Once Baumgartner returned to Grand Rapids from his training, he learned people there also were infected, and they wanted help.

“There was a lot of fear in the community about taking care of people with HIV and even being around them. People were afraid to shake their hands or even talk to them,” he said.

So, he decided to be one of the few doctors who would ignore the stigma and work with those patients and began seeing them in his small private practice for infectious disease in Grand Rapids.

Baumgartner said there were so many nonmedical needs his patients could not access, like counseling, insurance and housing.

He asked Saint Mary’s about working together to help patients access those services.

Saint Mary’s agreed and received an $87,000 grant from the state to create a clinic that would identify HIV patients in the area and provide care and social services.

He said the plan was to identify 30 local AIDS patients in three years; that many were identified in three months.

He said the clinic quietly opened, while much of the controversy was directed at the Kent County Health Department and its prevention efforts.

At the time, Baumgartner was on the medical staff of every hospital in Grand Rapids and said other health care systems did not have much interest in providing care to HIV patients.

With treatment, he said HIV patients now can live a relatively normal lifespan. He said Saint Mary’s clinic has about 1,000 patients and continues to be the major source of HIV treatment in West Michigan.

One of his first pregnant HIV patients spoke during a ceremony in January celebrating Baumgartner’s retirement from clinical practice late last year.

Baumgartner and his team had successfully ensured the patient’s son was born without HIV.

She attended with her son, who brought along his own newborn son.

Baumgartner said dealing with all the issues throughout his career led him to a broader thinking about how to approach medical solutions.

“HIV taught me I couldn’t do it by myself as a doctor,” he said. “You have to be part of a team if you’re going to really make an impact on people.”

That led him to working in hospital administration, which he has done for the past 20 years.

One of the first administration projects he worked on was bringing the area’s first team of intensive care physicians to Saint Mary’s.

Though there was resistance at the time, he said people told him years later he was right to push the issue.
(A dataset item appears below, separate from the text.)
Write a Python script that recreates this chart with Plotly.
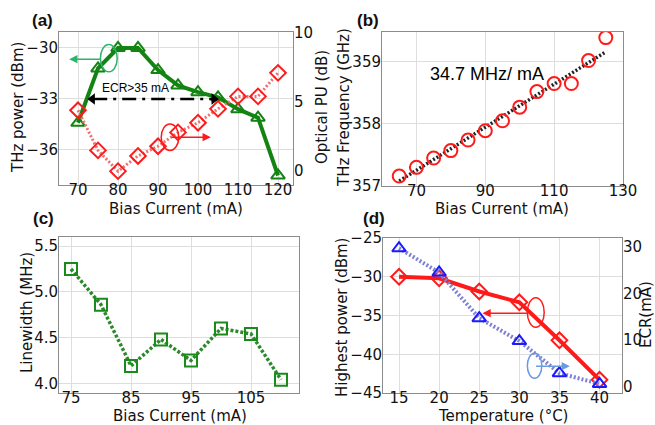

“You get gratification from knowing that every patient who’s been taken care of in our critical care unit has benefited because we advanced quality and safety,” Baumgartner said.

He said there are hundreds of small and large changes he helped implement that have improved the quality of care, adding he believes his openness to change is what has made him successful for all these years.

“One of the things I always have to remind myself is that while I’ve been here for a long time, I have to guard against the idea that because we’ve done things a certain way, we’re going to keeping doing things a certain way,” Baumgartner said.

Part of what has kept him around, however, is his alignment with the hospital’s continued mission of helping everyone access care and realizing care goes beyond patients’ physical needs.

Baumgartner said he wants to help ensure the hospital continues that practice even as technology development continues. Just as many people feel the urge to look at their phones during dinner, he said it can be tempting in the medical field to substitute technology with human interaction.

“We can’t lose sight of the fact that we’re dealing with people,” he said.